竜ヶ瀬での転覆は毎年何度も起こってます。これは事故ではなく激流でのラフティングとはそう言うものであり、「事故が起こるならここだろうな」とガイドなら皆わかっているので、フリッパーまでに全員をレスキューするためのトレーニングを必ずやっているはずです。

しかし、どんなに高い意識を持って取り組んだところで、自然はいつでも無慈悲なのも確かです。

利根川ツアーのコース内で唯一事故現場は、ガイドですら泳がない場所であり、ガイドが泳げない、泳ぎたくない場所というのは許容できない大きなリスクがあるということです。

 

事故会社がどこまでツアーのリスク管理をしながら、どれほどのトレーニングを積んでいたのかはわかりませんので言及できませんが、社長は責任ある者として遺族の方へ真摯に対応してくれることを願ってます。

また、他の河川では普通に営業しているので、どのように再発防止や事後対応に努めるのかを業界各社は注視しています。

現時点で何の説明もなく、情報開示もしていません。

ホームページ上ではみなかみラフティングだけが消えて(他に5河川で営業)あたかも最初から営業していなかったかのように見え、また堂々と「安心、安全」を謳っています。

安心、安全であるかは事故原因がはっきりした後に会社側に過失がなかったと確認できるまでは消費者へ提示すべきでないと思います。

 

私自身は、みなかみでのガイド経験を10年積んできました。

水の多い時期は毎日早朝からのトレーニングに取り組んできましたが、事故への不安は常に存在しました。
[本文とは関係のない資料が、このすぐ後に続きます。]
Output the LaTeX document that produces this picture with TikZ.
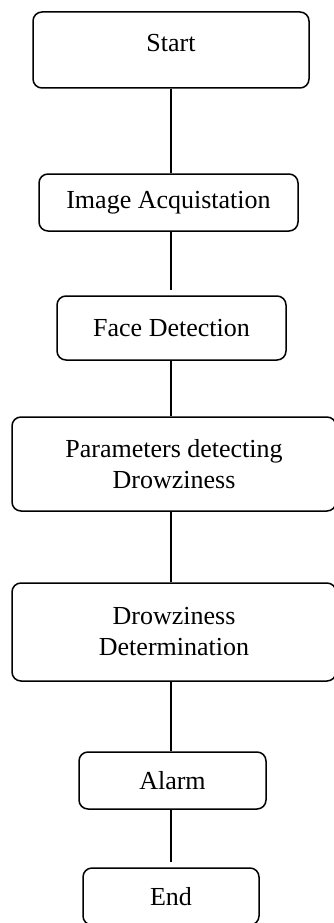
\documentclass[tikz,border=0pt]{standalone}
\usepackage{fontspec}
\setmainfont{Liberation Serif}
\begin{document}
\begin{tikzpicture}[x=1pt,y=-1pt,
  box/.style={draw, line width=1.5pt, rounded corners=9pt, inner sep=0pt, align=center,
    font=\fontsize{26}{31}\selectfont},
  conn/.style={line width=1.5pt}]
\useasboundingbox (0,0) rectangle (333,923);
\node[box, minimum width=276pt, minimum height=76pt, text depth=14pt] (start) at (171,50) {Start};
\node[box, minimum width=259pt, minimum height=57pt] (img) at (168.5,202.5) {Image Acquistation};
\node[box, minimum width=229pt, minimum height=64pt] (face) at (171.5,328) {Face Detection};
\node[box, minimum width=324pt, minimum height=94pt] (param) at (174,464) {Parameters detecting\\Drowziness};
\node[box, minimum width=324pt, minimum height=98pt] (det) at (174,632) {Drowziness\\Determination};
\node[box, minimum width=187pt, minimum height=57pt] (alarm) at (172.5,780.5) {Alarm};
\node[box, minimum width=176pt, minimum height=57pt] (end) at (171,896.5) {End};
\draw[conn] (start.south) -- (start.south |- img.north);
\draw[conn, shorten >=5pt] (start.south |- img.south) -- (start.south |- face.north);
\draw[conn] (start.south |- face.south) -- (start.south |- param.north);
\draw[conn] (start.south |- param.south) -- (start.south |- det.north);
\draw[conn] (start.south |- det.south) -- (start.south |- alarm.north);
\draw[conn, shorten >=5pt] (start.south |- alarm.south) -- (start.south |- end.north);
\end{tikzpicture}
\end{document}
その不安を解消するため、日々川に出てトレーニングしました。不安と同時に毎日でも川を下る魅力が利根川には確かにあります。

 

リスクの高い川でのアクティビティの是非については、それぞれの意見があるでしょう。しかし、それでもみなかみ町のラフティングが過去30年間大きな事故がなかったのは、各カンパニーとガイド達が日々努力してきた結果です。これは簡単ではありません。各ガイドのレベルがいかに高いかを物語っていると思います。

ですので今回の事故は非常に悲しくショックが大きく、また改めて自然の無慈悲さを感じずにはいられません。

 

私はみなかみでのラフティング経験から川の怖さを学びました。

川の何が、どんなところが危険なのかを肌で感じてきました。

 

リバージョイを立ち上げるにあたり、リスクコントロールのしやすい川を厳選することから始めました。
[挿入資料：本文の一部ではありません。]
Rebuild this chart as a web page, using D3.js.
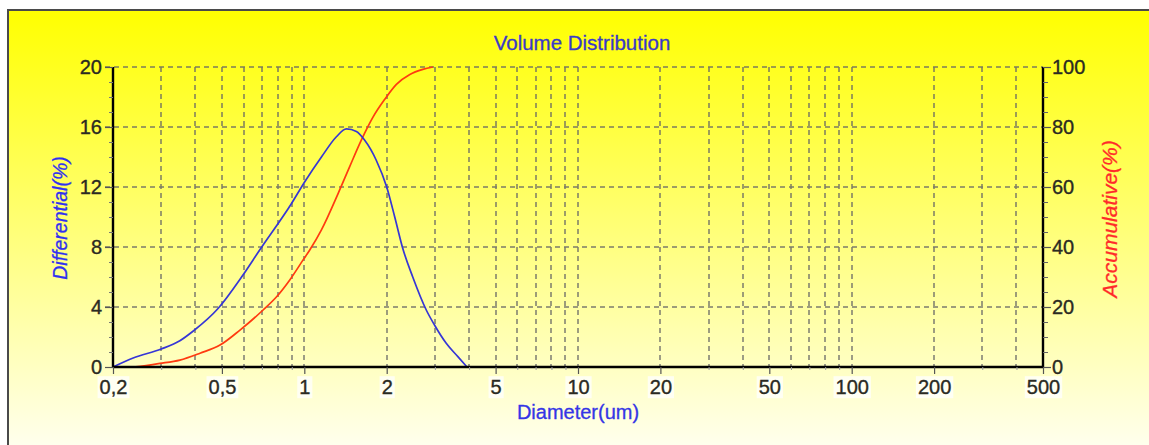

私たちのコンセプトは、世代を問わず皆が自然と触れ合い、楽しむことです。そのために、徹底的なリスクコントロールに取り組んでいます。

毎年、利用するコース全ての水中動画撮影を行い、安全点検を徹底しています。

ツアーで使用する前には、ガイドが先に泳ぎます。

増水などで安全が確保できない場合は、即座に中止となります。そのため、リバージョイのツアーは比較的中止率が高くなってしまいます。

 

私たちは、「自然とのアクティビティに絶対の安全はない」ということを理解しています。そのため、安全管理とトレーニングに常に励み続けます。

しかしながら、ゲストの皆様のご協力なくして安全なツアー開催はできません。ゲストの皆様のご理解とご協力に心より感謝申し上げます。

私たちリバージョイは、自然と向き合い、ゲストの皆様の思い出に残るような素晴らしい体験を提供することを使命とし、活動していきます。